Rhapsody in Blue

I’m no music buff. But being human I enjoy music; mainly music inspiring positive emotion. Often supplying my own words to go with it.

I visit New York City for a yearly midtown event (pre-covid). And hurrying through the rumbustious streets of this city of cities, my inner ear always hears Rhapsody in Blue. Setting the experience to music.

What a pleasure to find in The Humanist magazine an article about Rhapsody by arts editor Daniel Thomas Moran. Discussing its 1924 composition by George Gershwin. But also its meaning. Moran beautifully expresses my own feelings evoked by this music.

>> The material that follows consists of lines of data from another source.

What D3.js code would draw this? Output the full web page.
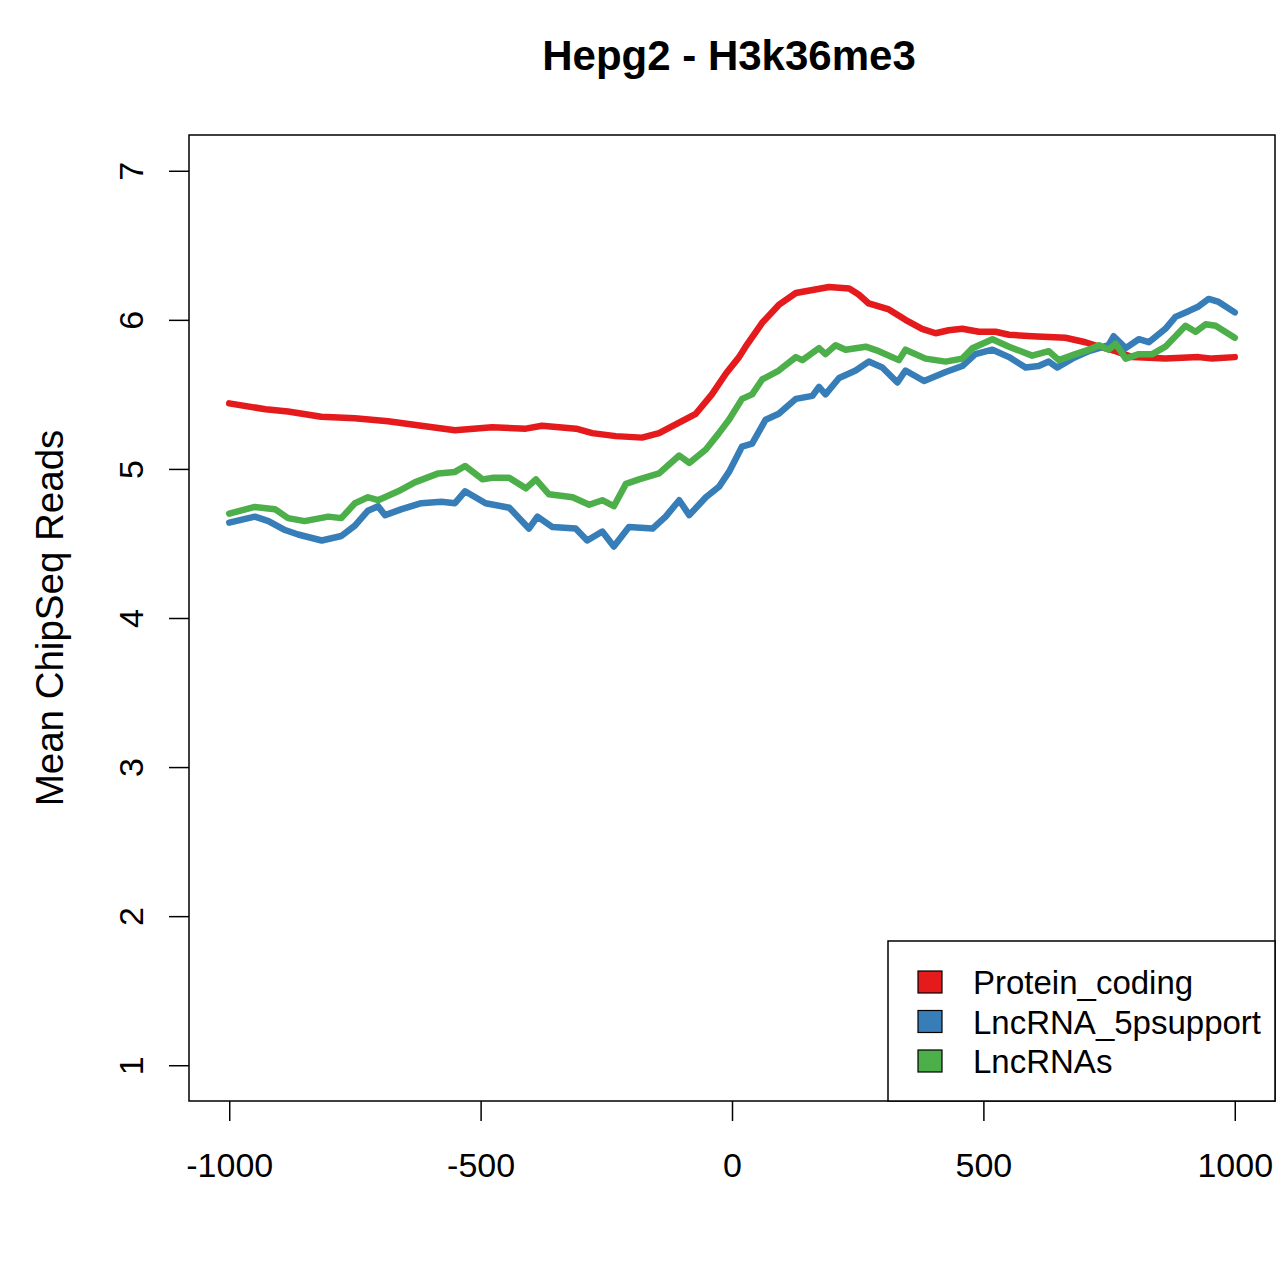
<!DOCTYPE html>
<html>
<head>
<meta charset="utf-8">
<script src="https://cdn.jsdelivr.net/npm/d3@7"></script>
<style>
  body { margin: 0; background: #fff; }
  text { font-family: "Liberation Sans", Arial, Helvetica, sans-serif; fill: #000; }
</style>
</head>
<body>
<script>
// values (position, mean reads)
var pcX = [-1000,-928,-883,-817,-750,-684,-618,-551,-477,-410,-378,-310,-278,-231,-179,-145,-111,-72,-40,-12,14,27,60,93,127,160,193,233,252,272,312,345,378,405,431,458,491,524,551,597,663,703,730,763,796,862,928,955,1000];
var pcY = [5.44,5.40,5.385,5.35,5.34,5.32,5.29,5.26,5.28,5.27,5.29,5.27,5.24,5.22,5.21,5.24,5.30,5.37,5.50,5.64,5.75,5.82,5.98,6.10,6.18,6.20,6.22,6.21,6.17,6.11,6.07,6.00,5.94,5.91,5.93,5.94,5.92,5.92,5.90,5.89,5.88,5.85,5.82,5.79,5.75,5.74,5.75,5.74,5.75];

var lpX = [-1000,-949,-922,-889,-863,-816,-777,-750,-724,-704,-690,-657,-618,-578,-551,-531,-490,-443,-404,-387,-357,-311,-288,-258,-235,-205,-158,-132,-105,-85,-52,-26,-6,20,40,67,93,127,160,173,186,213,246,272,299,329,345,382,425,458,484,518,551,584,610,630,647,677,710,730,749,759,783,809,829,862,882,909,928,948,968,1000];
var lpY = [4.64,4.68,4.65,4.59,4.56,4.52,4.55,4.62,4.72,4.75,4.69,4.73,4.77,4.78,4.77,4.85,4.77,4.74,4.60,4.68,4.61,4.60,4.52,4.58,4.48,4.61,4.60,4.68,4.79,4.69,4.81,4.88,4.98,5.15,5.17,5.33,5.37,5.47,5.49,5.55,5.50,5.61,5.66,5.72,5.68,5.58,5.66,5.59,5.65,5.69,5.77,5.80,5.75,5.68,5.69,5.72,5.68,5.74,5.79,5.81,5.83,5.89,5.81,5.87,5.85,5.94,6.02,6.06,6.09,6.14,6.12,6.05];

var lnX = [-1000,-949,-909,-883,-850,-803,-777,-750,-724,-704,-664,-631,-584,-551,-531,-496,-477,-443,-410,-390,-364,-317,-284,-258,-235,-211,-185,-145,-105,-85,-52,-26,-6,20,40,60,93,127,140,173,186,206,226,266,292,332,345,385,425,458,478,518,551,597,630,650,683,710,730,749,763,783,809,836,862,882,902,922,942,962,1000];
var lnY = [4.70,4.745,4.73,4.67,4.65,4.68,4.67,4.77,4.81,4.79,4.85,4.91,4.97,4.98,5.02,4.93,4.94,4.94,4.87,4.93,4.83,4.81,4.76,4.79,4.75,4.90,4.93,4.97,5.09,5.04,5.13,5.24,5.33,5.47,5.50,5.60,5.66,5.75,5.73,5.81,5.77,5.83,5.80,5.82,5.79,5.73,5.80,5.74,5.72,5.74,5.81,5.87,5.82,5.76,5.79,5.73,5.77,5.80,5.83,5.80,5.84,5.74,5.77,5.77,5.82,5.89,5.96,5.92,5.97,5.96,5.88];

var seriesNames = ["Protein_coding", "LncRNA_5psupport", "LncRNAs"];
var seriesColors = ["#E41A1C", "#377EB8", "#4DAF4A"];
var xTicks = [-1000, -500, 0, 500, 1000];
var yTicks = [1, 2, 3, 4, 5, 6, 7];

var width = 1280, height = 1276;
var box = {left: 189, right: 1275, top: 135, bottom: 1101};

var svg = d3.select("body").append("svg")
    .attr("width", width)
    .attr("height", height);

// R style 4% padding around the data range
var x = d3.scaleLinear().domain([-1080, 1080]).range([box.left, box.right]);
var y = d3.scaleLinear().domain([0.76, 7.24]).range([box.bottom, box.top]);

var series = [
    {name: seriesNames[0], color: seriesColors[0], xs: pcX, ys: pcY},
    {name: seriesNames[1], color: seriesColors[1], xs: lpX, ys: lpY},
    {name: seriesNames[2], color: seriesColors[2], xs: lnX, ys: lnY}
];

var line = d3.line()
    .x(function(d){ return x(d[0]); })
    .y(function(d){ return y(d[1]); });

// lines, drawn in order (red, blue, green on top)
svg.selectAll(".series")
    .data(series)
    .enter()
    .append("path")
    .attr("class", "series")
    .attr("fill", "none")
    .attr("stroke", function(d){ return d.color; })
    .attr("stroke-width", 6.5)
    .attr("stroke-linejoin", "round")
    .attr("stroke-linecap", "round")
    .attr("d", function(d){ return line(d.xs.map(function(v, i){ return [v, d.ys[i]]; })); });

// plot box
svg.append("rect")
    .attr("x", box.left).attr("y", box.top)
    .attr("width", box.right - box.left).attr("height", box.bottom - box.top)
    .attr("fill", "none").attr("stroke", "#000").attr("stroke-width", 1.5);

// plain hyphen for negatives, like R
var plain = function(d){ return String(d); };

// x axis
var xAxis = d3.axisBottom(x).tickValues(xTicks).tickSize(20).tickFormat(plain);
var gx = svg.append("g").attr("transform", "translate(0," + box.bottom + ")").call(xAxis);
gx.select(".domain").remove();
gx.selectAll("line").attr("stroke", "#000").attr("stroke-width", 1.5);
gx.selectAll("text").attr("font-size", 34).attr("font-family", "Liberation Sans, Arial, sans-serif")
    .attr("fill", "#000").attr("dy", 0).attr("y", 76);

// y axis, labels rotated like R's default las=0
var yAxis = d3.axisLeft(y).tickValues(yTicks).tickSize(20).tickFormat(plain);
var gy = svg.append("g").attr("transform", "translate(" + box.left + ",0)").call(yAxis);
gy.select(".domain").remove();
gy.selectAll("line").attr("stroke", "#000").attr("stroke-width", 1.5);
gy.selectAll("text")
    .attr("font-size", 34).attr("font-family", "Liberation Sans, Arial, sans-serif").attr("fill", "#000")
    .attr("x", null).attr("dy", null)
    .attr("text-anchor", "middle")
    .attr("transform", "translate(-46,0) rotate(-90)");

// title
svg.append("text")
    .attr("x", 729).attr("y", 70)
    .attr("text-anchor", "middle")
    .attr("font-size", 42).attr("font-weight", "bold")
    .text("Hepg2 - H3k36me3");

// y label
svg.append("text")
    .attr("transform", "translate(63," + ((box.top + box.bottom) / 2) + ") rotate(-90)")
    .attr("text-anchor", "middle")
    .attr("font-size", 38.5)
    .text("Mean ChipSeq Reads");

// legend
var legend = svg.append("g");
legend.append("rect")
    .attr("x", 888).attr("y", 941)
    .attr("width", box.right - 888).attr("height", box.bottom - 941)
    .attr("fill", "#fff").attr("stroke", "#000").attr("stroke-width", 1.5);

var items = legend.selectAll(".item")
    .data(series)
    .enter()
    .append("g")
    .attr("class", "item")
    .attr("transform", function(d, i){ return "translate(0," + (982 + i * 39.5) + ")"; });

items.append("rect")
    .attr("x", 918).attr("y", -11)
    .attr("width", 24).attr("height", 22)
    .attr("fill", function(d){ return d.color; })
    .attr("stroke", "#000").attr("stroke-width", 1.2);

items.append("text")
    .attr("x", 973).attr("y", 12)
    .attr("font-size", 33)
    .text(function(d){ return d.name; });
</script>
</body>
</html>
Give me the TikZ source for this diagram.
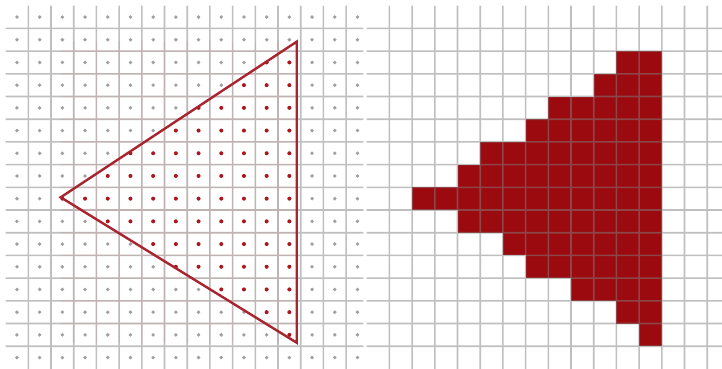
\documentclass[tikz,border=0pt]{standalone}
\definecolor{gridc}{RGB}{128,128,128}
\definecolor{dotgray}{RGB}{160,160,160}
\definecolor{dotred}{RGB}{172,22,28}
\definecolor{trired}{RGB}{168,36,46}
\definecolor{cellred}{RGB}{155,10,15}
\tikzset{
  gridline/.style={draw=gridc, line width=1.6pt},
  tintline/.style={draw=red!75!black, line width=1.6pt},
  tri/.style={draw=trired, line width=2.4pt, line join=miter},
  pixel/.style={fill=cellred},
  gdot/.style={fill=dotgray},
  rdot/.style={fill=dotred}
}
\begin{document}
\begin{tikzpicture}[x=1pt,y=-1pt]
\useasboundingbox (0,0) rectangle (722,369);
\fill[white] (0,0) rectangle (722,369);
\def\s{22.7}
% right panel: rasterised cells
\foreach \r/\a in {2/11,3/10,4/8,5/7,6/5,7/4,8/2,9/4,10/6,11/7,12/9,13/11,14/12}{
  \foreach \c in {\a,...,12}{
    \fill[pixel] ({366.7+\c*\s},{5.7+\r*\s}) rectangle ++(\s,\s);
  }
}
% grid lines
\begin{scope}[transparency group, opacity=0.5]
\foreach \k in {1,...,15}{
  \draw[gridline] ({5.6+\k*\s},5.7) -- ({5.6+\k*\s},369);
  \draw[gridline] (5.6,{5.7+\k*\s}) -- (363.3,{5.7+\k*\s});
  \draw[gridline] ({366.7+\k*\s},5.7) -- ({366.7+\k*\s},369);
  \draw[gridline] (366.7,{5.7+\k*\s}) -- (722,{5.7+\k*\s});
}
\end{scope}
% faint tint of the grid inside the triangle's bounding box
\begin{scope}[transparency group, opacity=0.06]
\clip (60.7,41.7) rectangle (296.7,342.7);
\foreach \k in {1,...,15}{
  \draw[tintline] ({5.6+\k*\s},5.7) -- ({5.6+\k*\s},369);
  \draw[tintline] (5.6,{5.7+\k*\s}) -- (363.3,{5.7+\k*\s});
}
\end{scope}
% sample points
\foreach \r in {0,...,15}{
  \foreach \c in {0,...,15}{
    \fill[gdot] ({5.6+(\c+0.5)*\s},{5.7+(\r+0.5)*\s}) circle (1.9pt);
  }
}
\foreach \r/\a in {2/11,3/10,4/8,5/7,6/5,7/4,8/2,9/4,10/6,11/7,12/9,13/11,14/12}{
  \foreach \c in {\a,...,12}{
    \fill[rdot] ({5.6+(\c+0.5)*\s},{5.7+(\r+0.5)*\s}) circle (2.0pt);
  }
}
% triangle
\coordinate (A) at (60.7,197.3);
\coordinate (B) at (296.7,41.7);
\coordinate (C) at (296.7,342.7);
\draw[tri] (A) -- (B) -- (C) -- cycle;
\end{tikzpicture}
\end{document}
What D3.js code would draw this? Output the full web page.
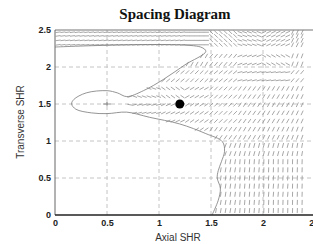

It was a sound track for New York, but more, for all of America and what it represented. I can’t improve on Moran’s words:

“[I]t embodies all the hope and exuberance of America at its finest. It was the Jazz Age and the Industrial Age, and the time of an American artistic renaissance in culture and literature . . . .

“It was a time when all our best years seemed ahead of us, when the cauldron of culture and national identity and the embrace by all of that thing that we felt was American was at full boil, in full blossom.

“[W]hen we as a nation and a people seemed to be lifted skyward both literally and figuratively. We were strong and sure and passionate, inspiration was abundant, and we were willing to do the work and take all the risks.”

Yes, this is what I hear in the music. But notice that the foregoing is written in the past tense. That American spirit of Rhapsody in Blue did endure for several decades more — but then lost steam. And in the last few years has fallen off a cliff. Today the country’s psychic ethos is very different. No longer is Rhapsody the anthem of a vibrant American heart and soul. Instead we have the empty, truculent mockery of “Make America Great Again.”

Yet I will end with the words Moran did: “Even in the exuberant echoing vibrato of the opening notes, we can recognize the distant sounds of hope.”

7 Responses to “Rhapsody in Blue”

  1. Robyn Blumner Says:

    Hi Frank,

    If you are a PBS Passport member, you can watch the Broadway performance of An American in Paris and get your Gershwin fix all over again. It’s definitely worth watching. Just use the “search” feature.

    Robyn

    Robyn E. Blumner *President and CEO*, Center for Inquiry *Executive Director,* Richard Dawkins Foundation for Reason & Science 1012 14th St. NW, Suite 205 Washington, D.C. 20005 RBlumner@centerforinquiry.org

    The Center for Inquiry strives to foster a secular society based on reason, science, freedom of inquiry, and humanist values. Our vision is a world where people value evidence and critical thinking, where superstition and prejudice subside, and where science and compassion guide public policy.

    On Thu, Sep 17, 2020 at 2:11 PM The Rational Optimist wrote:

    > rationaloptimist posted: “I’m no music buff. But being human I enjoy > music; mainly music inspiring positive emotion. Often supplying my own > words to go with it. I visit New York City for a yearly midtown event > (pre-covid). And hurrying through the rumbustious streets of this ci” >

  2. rationaloptimist Says:

    Thanks
    Frank

  3. Don Bronkema Says:

    Bien-dit! All we hear now is the epigonic dirge of Trumpian grievance.

  4. Don Bronkema Says:

    All we hear now is Trumpian bricophone.

  5. Doug Weston-Kolarik Says:

    So, what is this…some meager attempt to provide a ray of hope to the readership? Failed!

    Doug Weston-Kolarik LISW, PhD, Vietnam Veteran

    On Thu, Sep 17, 2020 at 1:11 PM The Rational Optimist wrote:

    > rationaloptimist posted: “I’m no music buff. But being human I enjoy > music; mainly music inspiring positive emotion. Often supplying my own > words to go with it. I visit New York City for a yearly midtown event > (pre-covid). And hurrying through the rumbustious streets of this ci” >

  6. Daniel Thomas Moran Says:

    Your piece made my day. Glad you enjoyed it. I enjoyed writing it. Try this version but first, buckle your seatbelt.

  7. Lee Says:

    > Today the country’s psychic ethos is very different. No longer is Rhapsody the anthem of a vibrant American heart and soul. Instead we have the empty, truculent mockery of “Make America Great Again.”

    I think the change began long before the current administration. An article in today’s The New York Times includes

    [Milton] Friedman, a free-market ideologue, published an essay 50 years ago this week in The Times Magazine in which he argued that corporations should not go beyond the letter of the law to combat discrimination or reduce pollution or maintain community institutions. Corporations, he said, have no social responsibilities except the sacred responsibility to make money.

    For 50 years now we have been pushed away from humming the same tune, and towards being selfish. Some casualties along the way include the communal spirituals so well represented by Rhapsody in Blue.